Harrington’s commute from Morro Hills to the County Operations Center in San Diego provides almost daily experience with Interstate 15. “It’s got a lot of natural beauty there,” he said. “Hopefully we’ll be able to maintain some of that.”

Other than his four years with the Navy Seabees, the 59-year-old Harrington has lived in North County for his entire life. “I’ve seen a lot of change come about in North County,” he said.

That change includes the transition from U.S. Highway 395 to Interstate 15. “It was amazing when the 15 went through how it changed the situation,” he said.

Harrington’s family was living in Oceanside when he was born, and his father was a realtor in Oceanside. The family moved to San Marcos in 1957. “It’s a very different community,” he said of San Marcos now compared to when he was growing up. “There wasn’t much there then.”

Harrington worked on survey crews after his graduation from high school and took surveying classes at Palomar College. He was an engineering aide in the Navy and was oversees during much of his service time between 1970 and 1974. After his discharge he returned to San Diego County and obtained a position with the City of San Marcos.

Harrington took a break from local government to work in the private sector, spending 13 years with Rick Engineering and two years with RBF Consulting before joining the City of San Diego as a land surveyor in 2000. In 2002 he obtained his present position with the county.

As an adult he lived in Oceanside, Carlsbad, and Vista before moving from Vista to Fallbrook two decades ago. He and his wife purchased their Morro Hills home when it was being constructed.

“It was a lot like San Marcos when I was growing up as a kid,” he said of moving to Fallbrook.

Harrington and his wife had two small children when the family relocated to Fallbrook. “It seems like a good place to raise a family,” he said. “I think it provides an excellent education for the people who utilize it.”

Harrington’s wife is a teacher at Frazier Elementary School and previously taught at Fallbrook Street School. Their two children both graduated from Fallbrook High School; Thomas Harrington Jr. is now a paramedic with the North County Fire Protection District and Audrey Harrington is completing her Master’s degree at Chico State University.

The I-15 Corridor Design Review Board becomes the third public agency board on which Harrington sits. He is also on the board of the Morro Hills Community Services District and initially joined that board in the 1990s, although his service has not been continuous. In November 2006 he was elected to a four-year term on the Fallbrook Community Planning Group board.

“It’s been real enlightening to be on the Fallbrook planning group and participate in their input to DPLU,” Harrington said.

“I wanted to get involved in the community a little bit more,” he said of seeking the position on the community planning group. “It just seemed like the community was dealing with some larger problems.”

Harrington’s job as a land surveyor includes road easement vacations which are often explained to community planning groups before such vacation proposals are brought to the Board of Supervisors. “I felt I could have an opportunity to at least enlighten the group on some details,” he said.

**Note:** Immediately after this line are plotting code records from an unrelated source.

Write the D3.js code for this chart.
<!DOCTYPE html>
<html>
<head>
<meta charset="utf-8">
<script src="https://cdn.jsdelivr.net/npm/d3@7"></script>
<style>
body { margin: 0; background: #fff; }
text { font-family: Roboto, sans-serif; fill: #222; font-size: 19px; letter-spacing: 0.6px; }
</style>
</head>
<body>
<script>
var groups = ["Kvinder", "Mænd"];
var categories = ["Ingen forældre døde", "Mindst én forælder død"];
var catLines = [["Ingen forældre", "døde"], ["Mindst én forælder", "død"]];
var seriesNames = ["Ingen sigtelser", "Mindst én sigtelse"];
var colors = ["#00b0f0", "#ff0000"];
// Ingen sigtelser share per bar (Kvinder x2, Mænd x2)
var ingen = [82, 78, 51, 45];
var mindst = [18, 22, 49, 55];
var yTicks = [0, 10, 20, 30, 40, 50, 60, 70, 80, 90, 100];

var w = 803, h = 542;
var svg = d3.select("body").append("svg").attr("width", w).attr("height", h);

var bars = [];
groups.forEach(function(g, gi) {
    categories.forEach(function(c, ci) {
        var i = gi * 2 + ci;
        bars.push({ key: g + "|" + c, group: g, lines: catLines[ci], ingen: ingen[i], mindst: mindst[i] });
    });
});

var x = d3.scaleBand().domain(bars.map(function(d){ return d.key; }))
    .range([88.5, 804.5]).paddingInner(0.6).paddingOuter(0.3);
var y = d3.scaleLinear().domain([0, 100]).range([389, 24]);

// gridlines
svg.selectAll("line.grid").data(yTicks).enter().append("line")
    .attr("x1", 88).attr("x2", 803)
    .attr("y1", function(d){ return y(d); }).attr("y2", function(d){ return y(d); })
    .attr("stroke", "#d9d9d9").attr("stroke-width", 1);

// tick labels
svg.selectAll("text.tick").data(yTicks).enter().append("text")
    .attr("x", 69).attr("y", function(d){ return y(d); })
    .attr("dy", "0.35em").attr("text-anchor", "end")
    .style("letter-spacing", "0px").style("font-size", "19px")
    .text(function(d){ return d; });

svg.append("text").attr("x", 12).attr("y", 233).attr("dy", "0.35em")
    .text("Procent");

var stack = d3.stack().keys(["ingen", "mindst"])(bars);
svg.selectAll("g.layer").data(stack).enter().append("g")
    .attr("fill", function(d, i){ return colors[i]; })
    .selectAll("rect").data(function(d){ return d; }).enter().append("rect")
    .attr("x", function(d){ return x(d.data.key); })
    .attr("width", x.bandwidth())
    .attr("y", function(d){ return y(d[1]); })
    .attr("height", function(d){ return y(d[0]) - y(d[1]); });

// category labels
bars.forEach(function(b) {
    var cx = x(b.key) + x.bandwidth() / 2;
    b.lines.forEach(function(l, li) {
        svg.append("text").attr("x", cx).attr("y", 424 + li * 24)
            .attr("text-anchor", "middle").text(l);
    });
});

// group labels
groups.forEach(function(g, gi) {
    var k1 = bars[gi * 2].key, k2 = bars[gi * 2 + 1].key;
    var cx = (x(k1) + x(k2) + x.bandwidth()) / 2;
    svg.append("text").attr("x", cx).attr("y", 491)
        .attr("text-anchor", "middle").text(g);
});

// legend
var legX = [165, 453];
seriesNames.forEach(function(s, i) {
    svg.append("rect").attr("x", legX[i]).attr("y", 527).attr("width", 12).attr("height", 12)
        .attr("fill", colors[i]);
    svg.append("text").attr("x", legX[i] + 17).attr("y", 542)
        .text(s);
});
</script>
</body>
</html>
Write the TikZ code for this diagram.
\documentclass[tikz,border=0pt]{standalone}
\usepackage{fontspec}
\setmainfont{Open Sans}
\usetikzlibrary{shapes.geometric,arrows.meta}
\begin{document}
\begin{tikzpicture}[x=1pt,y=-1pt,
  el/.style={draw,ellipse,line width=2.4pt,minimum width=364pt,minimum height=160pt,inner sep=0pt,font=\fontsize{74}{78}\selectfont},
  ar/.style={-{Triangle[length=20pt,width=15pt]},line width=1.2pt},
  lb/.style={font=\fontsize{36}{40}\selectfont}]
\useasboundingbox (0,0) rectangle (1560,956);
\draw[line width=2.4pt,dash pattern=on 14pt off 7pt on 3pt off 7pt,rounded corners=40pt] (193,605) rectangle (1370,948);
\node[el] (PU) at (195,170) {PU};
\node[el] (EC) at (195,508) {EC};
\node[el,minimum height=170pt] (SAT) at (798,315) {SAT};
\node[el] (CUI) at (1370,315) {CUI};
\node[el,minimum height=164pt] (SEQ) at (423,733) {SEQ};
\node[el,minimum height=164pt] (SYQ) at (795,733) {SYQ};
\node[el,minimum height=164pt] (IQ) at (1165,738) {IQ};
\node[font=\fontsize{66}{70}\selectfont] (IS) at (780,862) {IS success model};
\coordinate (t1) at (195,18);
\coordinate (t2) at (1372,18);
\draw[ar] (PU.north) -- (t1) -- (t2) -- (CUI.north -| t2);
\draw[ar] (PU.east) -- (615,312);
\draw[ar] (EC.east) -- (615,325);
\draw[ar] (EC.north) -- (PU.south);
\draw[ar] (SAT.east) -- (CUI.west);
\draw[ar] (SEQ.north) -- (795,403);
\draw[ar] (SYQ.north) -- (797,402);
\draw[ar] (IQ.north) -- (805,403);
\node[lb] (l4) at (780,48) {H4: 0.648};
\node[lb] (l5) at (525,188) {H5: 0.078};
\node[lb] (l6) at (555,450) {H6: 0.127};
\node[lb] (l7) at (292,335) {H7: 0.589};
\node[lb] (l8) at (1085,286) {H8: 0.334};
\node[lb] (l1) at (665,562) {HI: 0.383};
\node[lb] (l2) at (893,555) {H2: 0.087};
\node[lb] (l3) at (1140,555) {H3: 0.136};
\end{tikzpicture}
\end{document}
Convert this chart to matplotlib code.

“I think I managed to do this a little bit in Fallbrook,” Harrington said. “I think I’ve been able to help them a little bit and clarify some issues.”

Harrington recognizes the rights of property owners, including their right to develop that property, but notes that such development should be within the guidelines of community plans.

The Fallbrook Community Planning Group has been involved with several proposals involving the Interstate 15 corridor. “I think it’s important for all of these North County communities that we keep an eye on it,” Harrington said.

Some of those are near the intersection of Interstate 15 and State Route 76. “There’s a lot of change that’s going to happen with the 76 being widened as well,” he said.

Harrington realizes that growth will occur and hopes that the work of the I-15 Corridor Design Review Board will help address the community’s concerns. “I think this will end up being a very interesting period of development in this community,” he said. “I enjoy working with the community and seeing Fallbrook develop. I think this is a real crucial time for where Fallbrook goes.”